The overwhelming amount of emails in your inbox along with the flood of unread messages, news feeds, tweets and texts on your phone can steal your focus, making you less productive and more stressed and anxious. Information overload can even affect your ability to make decisions and to get sound sleep. Instead of spending a large chunk of your workday sorting through irrelevant data and correspondence, it’s important to become an intelligent consumer of information. The goal is to eliminate, filter out or block any information that is not relevant. Try these tips for managing information overload, enabling you to be more constructive with your time, think more clearly and make better decisions.
Start by taking stock of the interruptions. You may not even be aware of what’s diverting your attention. Is it Facebook notifications? Text pings from a friend? Once you know what’s competing for your focus, you can be strategic in limiting your media overconsumption.
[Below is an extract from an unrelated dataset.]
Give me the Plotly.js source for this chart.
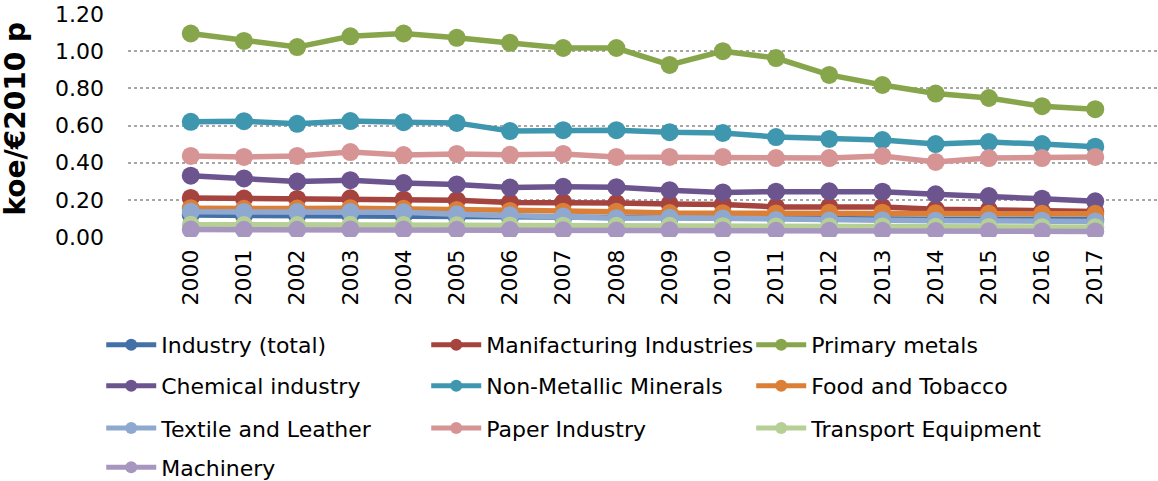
<!DOCTYPE html>
<html><head><meta charset="utf-8">
<script src="https://cdn.plot.ly/plotly-3.0.1.min.js"></script>
<style>body{margin:0;background:#fff}#c{width:1158px;height:481px}</style>
</head><body><div id="c"></div>
<script>
const years = ['2000','2001','2002','2003','2004','2005','2006','2007','2008','2009','2010','2011','2012','2013','2014','2015','2016','2017'];
const industryTotal = [0.118,0.116,0.115,0.116,0.113,0.110,0.106,0.104,0.103,0.101,0.100,0.098,0.098,0.098,0.096,0.096,0.095,0.095];
const manufacturing = [0.210,0.207,0.205,0.208,0.201,0.198,0.186,0.187,0.183,0.178,0.175,0.162,0.163,0.162,0.150,0.146,0.138,0.137];
const primaryMetals = [1.095,1.055,1.022,1.080,1.095,1.072,1.045,1.017,1.017,0.926,1.000,0.963,0.872,0.818,0.772,0.748,0.704,0.688];
const chemical = [0.330,0.315,0.298,0.306,0.290,0.283,0.266,0.270,0.268,0.252,0.240,0.244,0.246,0.244,0.230,0.220,0.206,0.192];
const nonMetallic = [0.620,0.623,0.609,0.624,0.618,0.614,0.570,0.575,0.575,0.564,0.560,0.538,0.528,0.522,0.500,0.511,0.500,0.486];
const food = [0.155,0.152,0.153,0.155,0.152,0.145,0.140,0.136,0.136,0.129,0.128,0.127,0.131,0.131,0.128,0.125,0.125,0.125];
const textile = [0.136,0.135,0.134,0.135,0.133,0.122,0.117,0.110,0.101,0.104,0.100,0.091,0.089,0.090,0.088,0.089,0.088,0.084];
const paper = [0.436,0.431,0.436,0.457,0.441,0.447,0.442,0.447,0.431,0.431,0.431,0.425,0.425,0.436,0.404,0.425,0.425,0.431];
const transport = [0.066,0.064,0.064,0.066,0.064,0.063,0.062,0.061,0.060,0.060,0.058,0.057,0.056,0.056,0.055,0.054,0.053,0.053];
const machinery = [0.040,0.039,0.039,0.041,0.040,0.039,0.037,0.036,0.035,0.036,0.035,0.033,0.033,0.033,0.032,0.031,0.030,0.030];

const series = [
  {name:'Industry (total)', y:industryTotal, color:'#4470a8', legend:'legend'},
  {name:'Manifacturing Industries', y:manufacturing, color:'#a5433f', legend:'legend'},
  {name:'Primary metals', y:primaryMetals, color:'#87a54b', legend:'legend'},
  {name:'Chemical industry', y:chemical, color:'#6c548f', legend:'legend2'},
  {name:'Non-Metallic Minerals', y:nonMetallic, color:'#3e97ae', legend:'legend2'},
  {name:'Food and Tobacco', y:food, color:'#db7f37', legend:'legend2'},
  {name:'Textile and Leather', y:textile, color:'#8fa8d0', legend:'legend3'},
  {name:'Paper Industry', y:paper, color:'#d69494', legend:'legend3'},
  {name:'Transport Equipment', y:transport, color:'#b6cf95', legend:'legend3'},
  {name:'Machinery', y:machinery, color:'#a797c0', legend:'legend4'}
];

const traces = series.map(s => ({
  type:'scatter', mode:'lines+markers', name:s.name, x:years, y:s.y,
  line:{color:s.color, width:5.5}, marker:{color:s.color, size:18},
  legend:s.legend
}));

const FAM = 'Verdana, "DejaVu Sans", sans-serif';
const font = {family:FAM, size:22, color:'#000'};
function leg(y){
  return {orientation:'h', x:-0.026, xanchor:'left', y:y, yanchor:'middle',
    entrywidth:260, entrywidthmode:'pixels', itemsizing:'constant', itemwidth:50,
    font:font, bgcolor:'rgba(0,0,0,0)', traceorder:'normal'};
}
const layout = {
  width:1158, height:481,
  margin:{l:128, r:0, t:14, b:244, autoexpand:false},
  paper_bgcolor:'#fff', plot_bgcolor:'#fff',
  font:font,
  showlegend:true,
  xaxis:{type:'category', tickangle:-90, tickfont:font, showgrid:false, zeroline:false,
    showline:false, ticks:'', ticklabelstandoff:7, automargin:false},
  yaxis:{range:[0,1.2], tickvals:[0,0.2,0.4,0.6,0.8,1.0,1.2], tickformat:'.2f',
    tickfont:font, showgrid:true, gridcolor:'#a6a6a6', gridwidth:2, griddash:'dot',
    zeroline:false, showline:false, ticks:'', ticklabelstandoff:23, automargin:false},
  annotations:[{text:'<b>koe/€2010 p</b>', xref:'paper', yref:'paper', x:-0.109, y:0.53,
    xanchor:'center', yanchor:'middle', textangle:-90, showarrow:false,
    font:{family:FAM, size:28, color:'#000'}}],
  legend:leg(-0.484), legend2:leg(-0.668), legend3:leg(-0.857), legend4:leg(-1.033)
};
Plotly.newPlot('c', traces, layout, {displayModeBar:false, staticPlot:true});
</script></body></html>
Trim the incoming. Set information limits with others, telling your friends what information you do and don’t want to receive, such as jokes, political news, etc.
Ask people to call or stop by your desk. You may get a lot more clear information that way—just make sure you curb any extra chit-chat.
Focus on problem-solving. It’s tempting to search the internet for endless snippets of information on every subject under the sun. Try to limit your searches to finding the information you need to answer top priority concerns.
Designate a time to check emails, messages, and so forth. Stick to a time limit, say a half-hour. Or break your “checking in” time to two or three shorter sessions during the day. Remember to turn off notifications between those times to avoid continuous interruptions.
Do one task at a time. Whether you are writing a lengthy report, listening to a webinar, or writing an email to a colleague, avoid turning your attention to messaging in the middle of it. Keep in mind that multitasking has been shown to make you less productive, not more. It forces your brain to make decisions about how to respond—for example, should you keep at what you are doing or turn your attention to the interruption. Switching between tasks can impair memory and concentration, and leave you feeling exhausted, disoriented and anxious.
Unplug from screen time—and the news. Even if you’re looking at funny animal videos to give you a lighthearted boost, think of healthier ways to entertain yourself, such as going for a walk, spending time with a friend or loved one, or meditating. Your mind will be refreshed and your mood will be lifted.
Remember, while we all may be literally swimming in a sea of information these days, it’s possible to take control of what’s flowing your way, increasing your focus, concentration and improving your mental health.